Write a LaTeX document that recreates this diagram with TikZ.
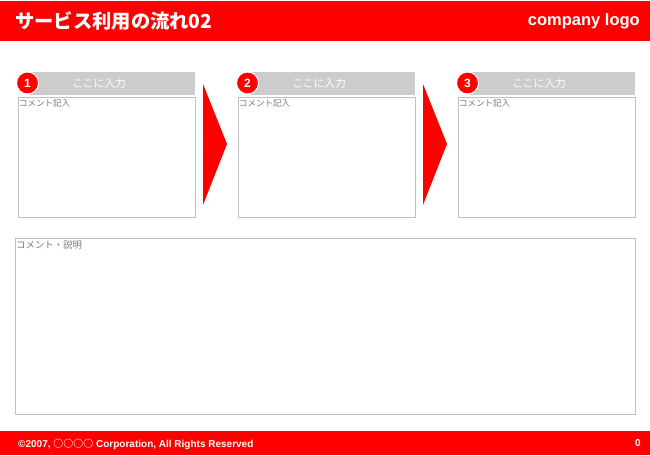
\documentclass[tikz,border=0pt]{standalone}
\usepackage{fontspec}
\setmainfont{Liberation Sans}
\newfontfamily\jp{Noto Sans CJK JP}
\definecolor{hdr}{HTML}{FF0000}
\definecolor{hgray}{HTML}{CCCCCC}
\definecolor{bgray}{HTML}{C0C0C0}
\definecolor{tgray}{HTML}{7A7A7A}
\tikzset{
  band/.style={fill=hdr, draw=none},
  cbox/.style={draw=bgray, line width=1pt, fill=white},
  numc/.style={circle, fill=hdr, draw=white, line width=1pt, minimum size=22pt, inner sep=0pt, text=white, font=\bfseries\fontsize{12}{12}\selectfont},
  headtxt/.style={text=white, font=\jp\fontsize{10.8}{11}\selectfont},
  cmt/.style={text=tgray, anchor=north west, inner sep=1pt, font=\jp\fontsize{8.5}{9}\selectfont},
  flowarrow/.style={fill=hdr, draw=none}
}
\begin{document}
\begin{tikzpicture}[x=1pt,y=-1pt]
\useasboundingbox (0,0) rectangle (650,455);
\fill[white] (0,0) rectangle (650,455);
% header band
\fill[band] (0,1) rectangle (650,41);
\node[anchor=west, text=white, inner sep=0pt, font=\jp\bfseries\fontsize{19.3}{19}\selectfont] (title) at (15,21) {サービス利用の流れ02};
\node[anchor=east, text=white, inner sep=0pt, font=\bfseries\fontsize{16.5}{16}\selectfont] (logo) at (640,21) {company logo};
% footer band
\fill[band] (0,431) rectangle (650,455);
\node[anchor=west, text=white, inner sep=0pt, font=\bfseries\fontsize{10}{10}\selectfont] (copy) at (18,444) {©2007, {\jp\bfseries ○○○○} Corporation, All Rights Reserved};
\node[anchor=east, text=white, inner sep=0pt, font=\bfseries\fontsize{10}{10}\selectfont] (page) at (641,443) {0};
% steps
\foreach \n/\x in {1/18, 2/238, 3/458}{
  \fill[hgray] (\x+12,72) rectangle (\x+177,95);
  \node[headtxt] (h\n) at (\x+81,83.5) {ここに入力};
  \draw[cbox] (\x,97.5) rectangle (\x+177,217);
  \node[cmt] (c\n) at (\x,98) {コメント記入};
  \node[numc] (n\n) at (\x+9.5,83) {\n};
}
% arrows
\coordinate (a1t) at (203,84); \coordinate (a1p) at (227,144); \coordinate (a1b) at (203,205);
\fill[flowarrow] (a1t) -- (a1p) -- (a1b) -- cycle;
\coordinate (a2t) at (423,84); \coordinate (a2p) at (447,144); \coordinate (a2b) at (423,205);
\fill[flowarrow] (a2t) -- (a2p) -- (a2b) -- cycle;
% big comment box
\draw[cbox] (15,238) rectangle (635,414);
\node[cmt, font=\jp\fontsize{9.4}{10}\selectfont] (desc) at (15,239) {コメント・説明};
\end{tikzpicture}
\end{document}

*Given task*
From the listing, extract all text exactly as given and drop any picture.

*Finished answer*
Write a LaTeX document that recreates this diagram with TikZ.
\documentclass[tikz,border=0pt]{standalone}
\usepackage{fontspec}
\setmainfont{Liberation Sans}
\newfontfamily\jp{Noto Sans CJK JP}
\definecolor{hdr}{HTML}{FF0000}
\definecolor{hgray}{HTML}{CCCCCC}
\definecolor{bgray}{HTML}{C0C0C0}
\definecolor{tgray}{HTML}{7A7A7A}
\tikzset{
  band/.style={fill=hdr, draw=none},
  cbox/.style={draw=bgray, line width=1pt, fill=white},
  numc/.style={circle, fill=hdr, draw=white, line width=1pt, minimum size=22pt, inner sep=0pt, text=white, font=\bfseries\fontsize{12}{12}\selectfont},
  headtxt/.style={text=white, font=\jp\fontsize{10.8}{11}\selectfont},
  cmt/.style={text=tgray, anchor=north west, inner sep=1pt, font=\jp\fontsize{8.5}{9}\selectfont},
  flowarrow/.style={fill=hdr, draw=none}
}
\begin{document}
\begin{tikzpicture}[x=1pt,y=-1pt]
\useasboundingbox (0,0) rectangle (650,455);
\fill[white] (0,0) rectangle (650,455);
% header band
\fill[band] (0,1) rectangle (650,41);
\node[anchor=west, text=white, inner sep=0pt, font=\jp\bfseries\fontsize{19.3}{19}\selectfont] (title) at (15,21) {サービス利用の流れ02};
\node[anchor=east, text=white, inner sep=0pt, font=\bfseries\fontsize{16.5}{16}\selectfont] (logo) at (640,21) {company logo};
% footer band
\fill[band] (0,431) rectangle (650,455);
\node[anchor=west, text=white, inner sep=0pt, font=\bfseries\fontsize{10}{10}\selectfont] (copy) at (18,444) {©2007, {\jp\bfseries ○○○○} Corporation, All Rights Reserved};
\node[anchor=east, text=white, inner sep=0pt, font=\bfseries\fontsize{10}{10}\selectfont] (page) at (641,443) {0};
% steps
\foreach \n/\x in {1/18, 2/238, 3/458}{
  \fill[hgray] (\x+12,72) rectangle (\x+177,95);
  \node[headtxt] (h\n) at (\x+81,83.5) {ここに入力};
  \draw[cbox] (\x,97.5) rectangle (\x+177,217);
  \node[cmt] (c\n) at (\x,98) {コメント記入};
  \node[numc] (n\n) at (\x+9.5,83) {\n};
}
% arrows
\coordinate (a1t) at (203,84); \coordinate (a1p) at (227,144); \coordinate (a1b) at (203,205);
\fill[flowarrow] (a1t) -- (a1p) -- (a1b) -- cycle;
\coordinate (a2t) at (423,84); \coordinate (a2p) at (447,144); \coordinate (a2b) at (423,205);
\fill[flowarrow] (a2t) -- (a2p) -- (a2b) -- cycle;
% big comment box
\draw[cbox] (15,238) rectangle (635,414);
\node[cmt, font=\jp\fontsize{9.4}{10}\selectfont] (desc) at (15,239) {コメント・説明};
\end{tikzpicture}
\end{document}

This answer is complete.